● Source data:
>> START

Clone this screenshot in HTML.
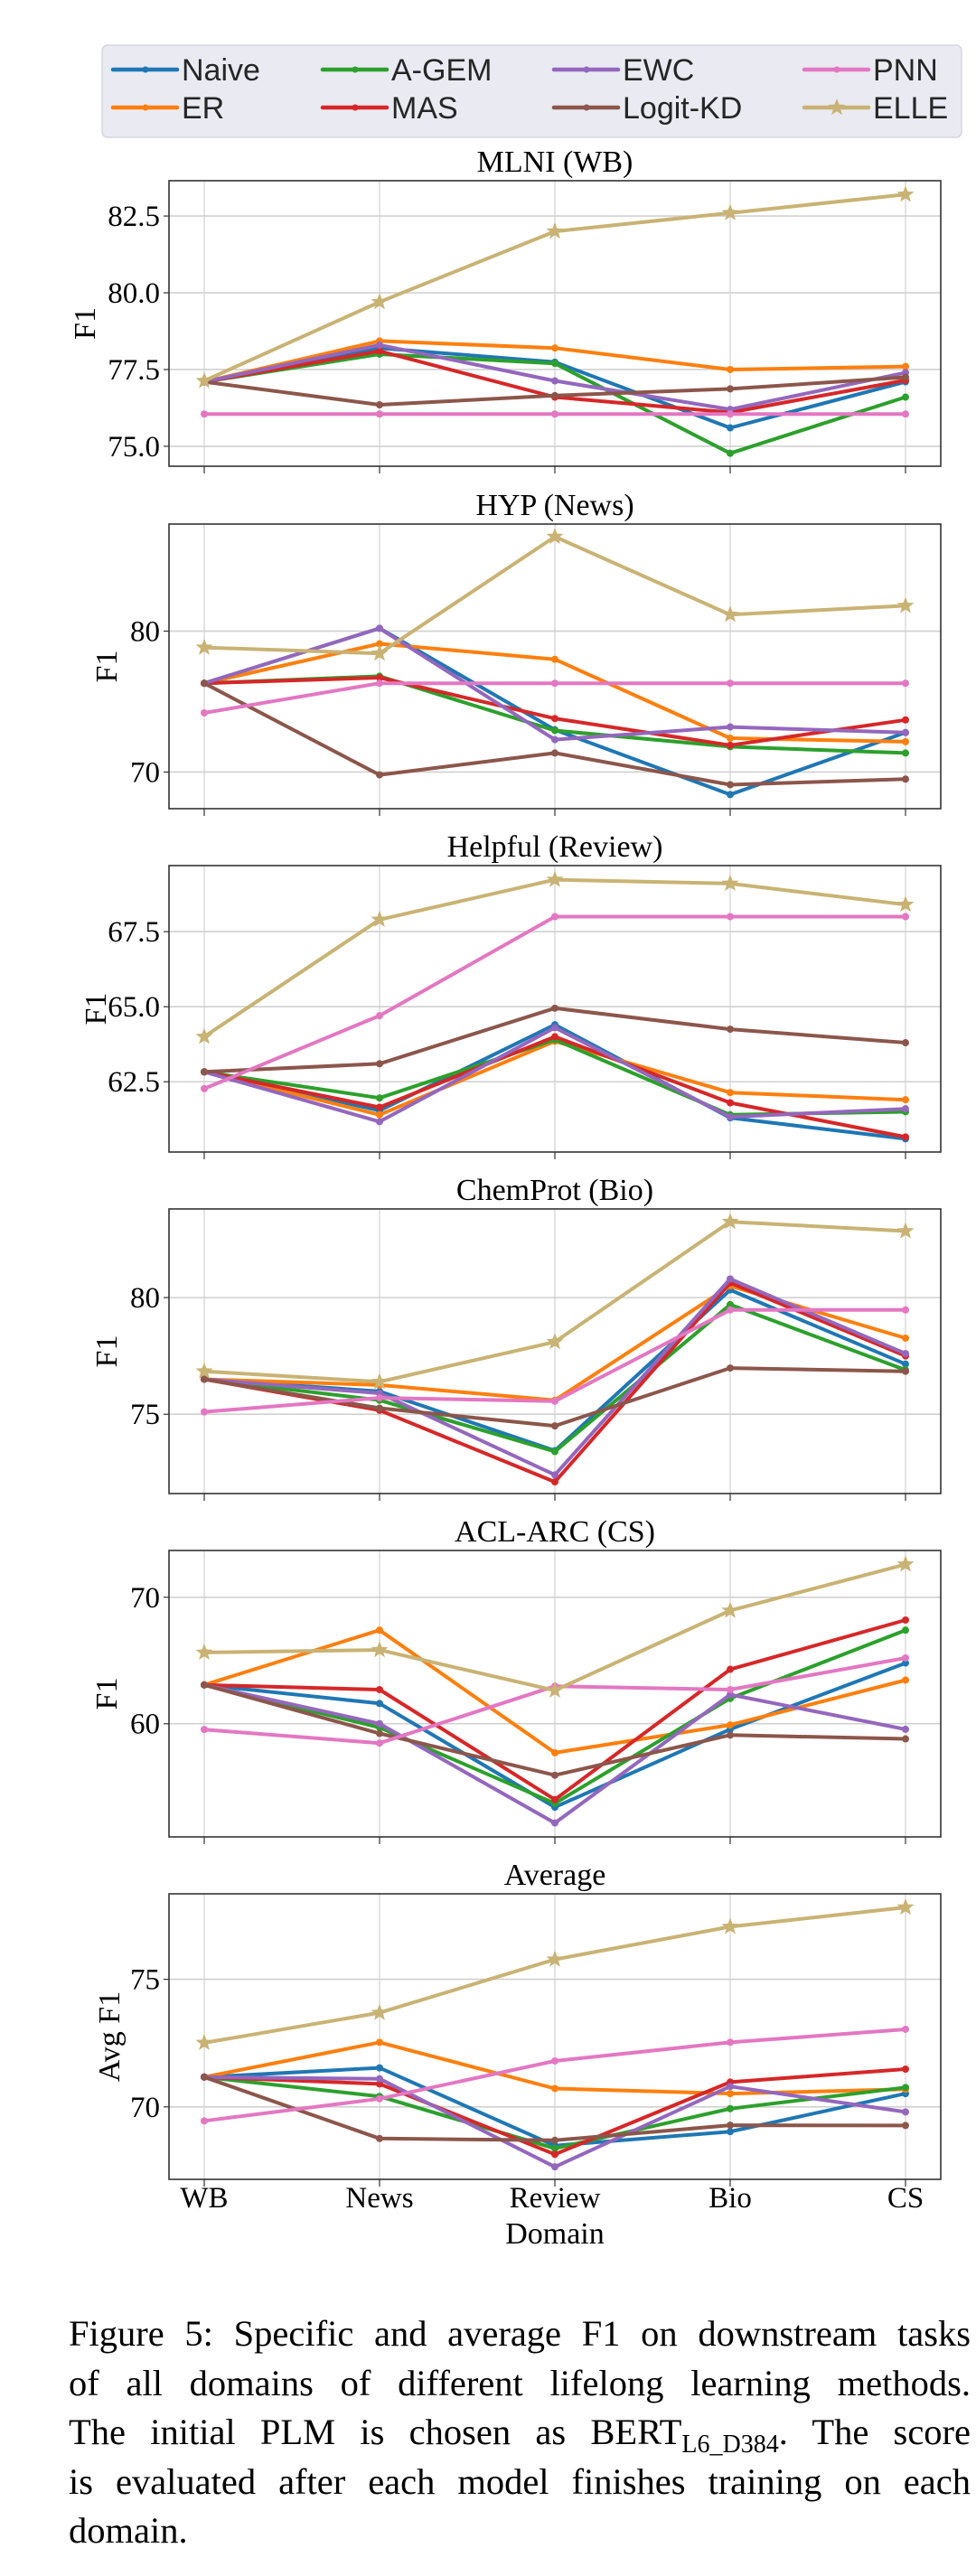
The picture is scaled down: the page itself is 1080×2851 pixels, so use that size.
<!DOCTYPE html>
<html><head><meta charset="utf-8">
<style>
html,body{margin:0;padding:0;background:#fff;}
body{width:1080px;height:2851px;position:relative;overflow:hidden;}
svg{position:absolute;left:0;top:0;}
#caption{position:absolute;left:76px;top:2556px;width:998px;font-family:"Liberation Serif",serif;font-size:40.5px;line-height:54.6px;color:#000;}
#caption .ln{text-align:justify;text-align-last:justify;white-space:nowrap;height:54.6px;}
#caption .ln.last{text-align-last:left;}
sub{font-size:28px;line-height:0;}
</style></head>
<body>
<svg id="chart" width="1080" height="2540" viewBox="0 0 1080 2540" xmlns="http://www.w3.org/2000/svg"></svg>
<div id="caption">
<div class="ln">Figure 5: Specific and average F1 on downstream tasks</div>
<div class="ln">of all domains of different lifelong learning methods.</div>
<div class="ln">The initial PLM is chosen as BERT<sub>L6_D384</sub>. The score</div>
<div class="ln">is evaluated after each model finishes training on each</div>
<div class="ln last">domain.</div>
</div>
<script>
const domains = ["WB","News","Review","Bio","CS"];
const methods = ["Naive","ER","A-GEM","MAS","EWC","Logit-KD","PNN","ELLE"];
const colors = ["#1f77b4","#ff7f0e","#2ca02c","#d62728","#9467bd","#8c564b","#e377c2","#c9b374"];
const panelTitles = ["MLNI (WB)","HYP (News)","Helpful (Review)","ChemProt (Bio)","ACL-ARC (CS)","Average"];
const panelTicks = [[75,77.5,80,82.5],[70,80],[62.5,65,67.5],[75,80],[60,70],[70,75]];
const panelTickLabels = [["75.0","77.5","80.0","82.5"],["70","80"],["62.5","65.0","67.5"],["75","80"],["60","70"],["70","75"]];
const panelRanges = [[74.35,83.65],[67.4,87.6],[60.16,69.7],[71.6,83.8],[51.05,73.7],[67.16,78.35]];
// values per method (order: Naive, ER, A-GEM, MAS, EWC, Logit-KD, PNN, ELLE)
const mlni = [
 [77.1,78.2,77.74,75.6,77.1],
 [77.1,78.43,78.2,77.5,77.6],
 [77.1,78.0,77.7,74.77,76.6],
 [77.1,78.1,76.6,76.1,77.15],
 [77.1,78.3,77.13,76.2,77.4],
 [77.1,76.35,76.65,76.87,77.25],
 [76.05,76.05,76.05,76.05,76.05],
 [77.13,79.7,82.0,82.6,83.2]];
const hyp = [
 [76.3,80.2,73.0,68.4,72.8],
 [76.3,79.1,78.0,72.4,72.15],
 [76.3,76.8,72.95,71.8,71.35],
 [76.3,76.7,73.8,71.9,73.7],
 [76.3,80.2,72.3,73.2,72.8],
 [76.3,69.8,71.35,69.1,69.5],
 [74.2,76.3,76.3,76.3,76.3],
 [78.84,78.42,86.7,81.17,81.8]];
const helpful = [
 [62.83,61.54,64.4,61.3,60.6],
 [62.83,61.4,63.85,62.14,61.9],
 [62.83,61.96,63.9,61.4,61.5],
 [62.83,61.65,64.0,61.8,60.66],
 [62.83,61.17,64.3,61.33,61.6],
 [62.83,63.1,64.95,64.25,63.8],
 [62.27,64.7,68.0,68.0,68.0],
 [64.0,67.9,69.23,69.1,68.4]];
const chemprot = [
 [76.5,75.98,73.44,80.33,77.15],
 [76.5,76.25,75.6,80.5,78.26],
 [76.5,75.6,73.4,79.7,76.9],
 [76.5,75.17,72.1,80.63,77.5],
 [76.5,75.9,72.4,80.8,77.6],
 [76.5,75.26,74.5,76.98,76.84],
 [75.1,75.7,75.56,79.47,79.47],
 [76.84,76.39,78.1,83.25,82.85]];
const aclarc = [
 [63.07,61.6,53.4,59.56,64.8],
 [63.07,67.4,57.7,59.9,63.45],
 [63.07,59.7,53.7,62.0,67.4],
 [63.07,62.7,54.0,64.3,68.2],
 [63.07,60.0,52.15,62.3,59.56],
 [63.07,59.23,55.93,59.1,58.8],
 [59.54,58.47,62.97,62.7,65.2],
 [65.63,65.83,62.63,68.95,72.6]];
const average = [
 [71.17,71.53,68.48,69.03,70.52],
 [71.17,72.53,70.72,70.52,70.69],
 [71.17,70.41,68.37,69.93,70.76],
 [71.17,70.9,68.14,70.97,71.48],
 [71.17,71.1,67.65,70.8,69.8],
 [71.17,68.76,68.69,69.28,69.27],
 [69.45,70.32,71.8,72.53,73.04],
 [72.51,73.69,75.78,77.06,77.82]];
const panelData = [mlni,hyp,helpful,chemprot,aclarc,average];

const NS="http://www.w3.org/2000/svg";
const svg=document.getElementById('chart');
function mk(tag,attrs,parent){const e=document.createElementNS(NS,tag);for(const k in attrs)e.setAttribute(k,attrs[k]);(parent||svg).appendChild(e);return e;}

const L=187,R=1041,X0=226,DX=194;
const panelTops=[200,580,958,1338,1716,2096];
const panelBottoms=[516,895,1275,1653,2033,2412];
const ylabelX=[93,117,105,117,117,120];
function xs(i){return X0+i*DX;}
function star(cx,cy,r){let p=[];for(let k=0;k<10;k++){const a=-Math.PI/2+k*Math.PI/5;const rr=k%2?r*0.42:r;p.push((cx+rr*Math.cos(a)).toFixed(1)+','+(cy+rr*Math.sin(a)).toFixed(1));}return p.join(' ');}

const lg=mk('g',{});


mk('rect',{x:113,y:50,width:951,height:102,rx:6,fill:'#eaeaf2',stroke:'#d6d6de','stroke-width':1.5},lg);
const colX=[125,357,613,890];const rowY=[77,119];
methods.forEach((m,i)=>{
  const c=Math.floor(i/2),r=i%2;
  const g=mk('g',{},lg);
  
  
  mk('line',{x1:colX[c],y1:rowY[r],x2:colX[c]+71,y2:rowY[r],stroke:colors[i],'stroke-width':4.5,'stroke-linecap':'round'},g);
  if(i===7) mk('polygon',{points:star(colX[c]+36,rowY[r],10),fill:colors[i]},g);
  else mk('circle',{cx:colX[c]+36,cy:rowY[r],r:3.5,fill:colors[i]},g);
  const t=mk('text',{x:colX[c]+76,y:rowY[r]+12,'font-family':'Liberation Sans, sans-serif','font-size':34,fill:'#262626'},g);
  t.textContent=m;
});

panelData.forEach((data,p)=>{
  const top=panelTops[p],bot=panelBottoms[p];
  const [ymin,ymax]=panelRanges[p];
  const ys=v=>bot-(v-ymin)/(ymax-ymin)*(bot-top);
  const g=mk('g',{});
  
  
  domains.forEach((d,i)=>{mk('line',{x1:xs(i),y1:top,x2:xs(i),y2:bot,stroke:'#c8c8c8','stroke-width':1},g);
    mk('line',{x1:xs(i),y1:bot,x2:xs(i),y2:bot+8,stroke:'#333','stroke-width':1.2},g);});
  panelTicks[p].forEach((v,k)=>{
    mk('line',{x1:L,y1:ys(v),x2:R,y2:ys(v),stroke:'#d0d0d0','stroke-width':1.6},g);
    mk('line',{x1:L-6,y1:ys(v),x2:L,y2:ys(v),stroke:'#333','stroke-width':1.2},g);
    const t=mk('text',{x:177,y:ys(v)+11,'text-anchor':'end','font-family':'Liberation Serif, serif','font-size':33,fill:'#000'},g);
    
    
    t.textContent=panelTickLabels[p][k];
  });
  const tt=mk('text',{x:614,y:top-10,'text-anchor':'middle','font-family':'Liberation Serif, serif','font-size':34,fill:'#000'},g);
  
  
  tt.textContent=panelTitles[p];
  const yl=mk('text',{x:0,y:0,transform:`translate(${ylabelX[p]+12},${(top+bot)/2}) rotate(-90)`,'text-anchor':'middle','font-family':'Liberation Serif, serif','font-size':34,fill:'#000'},g);
  
  
  yl.textContent=p===5?'Avg F1':'F1';
  data.forEach((vals,si)=>{
    const sg=mk('g',{},g);
    
    
    mk('polyline',{points:vals.map((v,i)=>xs(i)+','+ys(v).toFixed(1)).join(' '),fill:'none',stroke:colors[si],'stroke-width':4,'stroke-linejoin':'round'},sg);
    vals.forEach((v,i)=>{
      if(si===7) mk('polygon',{points:star(xs(i),ys(v),10),fill:colors[si]},sg);
      else mk('circle',{cx:xs(i),cy:ys(v),r:4,fill:colors[si]},sg);
    });
  });
  mk('rect',{x:L,y:top,width:R-L,height:bot-top,fill:'none',stroke:'#333','stroke-width':1.6},g);
  if(p===5){
    domains.forEach((d,i)=>{const t=mk('text',{x:xs(i),y:bot+31,'text-anchor':'middle','font-family':'Liberation Serif, serif','font-size':33,fill:'#000'},g);
      
      
      t.textContent=d;});
    const xt=mk('text',{x:614,y:bot+71,'text-anchor':'middle','font-family':'Liberation Serif, serif','font-size':34,fill:'#000'},g);
    
    
    xt.textContent='Domain';
  }
});
</script>
</body></html>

>> END

● What is being asked: Where a line above holds the string "size", show that line.

● Solution to this problem:
The picture is scaled down: the page itself is 1080×2851 pixels, so use that size.
#caption{position:absolute;left:76px;top:2556px;width:998px;font-family:"Liberation Serif",serif;font-size:40.5px;line-height:54.6px;color:#000;}
sub{font-size:28px;line-height:0;}
  const t=mk('text',{x:colX[c]+76,y:rowY[r]+12,'font-family':'Liberation Sans, sans-serif','font-size':34,fill:'#262626'},g);
    const t=mk('text',{x:177,y:ys(v)+11,'text-anchor':'end','font-family':'Liberation Serif, serif','font-size':33,fill:'#000'},g);
  const tt=mk('text',{x:614,y:top-10,'text-anchor':'middle','font-family':'Liberation Serif, serif','font-size':34,fill:'#000'},g);
  const yl=mk('text',{x:0,y:0,transform:`translate(${ylabelX[p]+12},${(top+bot)/2}) rotate(-90)`,'text-anchor':'middle','font-family':'Liberation Serif, serif','font-size':34,fill:'#000'},g);
    domains.forEach((d,i)=>{const t=mk('text',{x:xs(i),y:bot+31,'text-anchor':'middle','font-family':'Liberation Serif, serif','font-size':33,fill:'#000'},g);
    const xt=mk('text',{x:614,y:bot+71,'text-anchor':'middle','font-family':'Liberation Serif, serif','font-size':34,fill:'#000'},g);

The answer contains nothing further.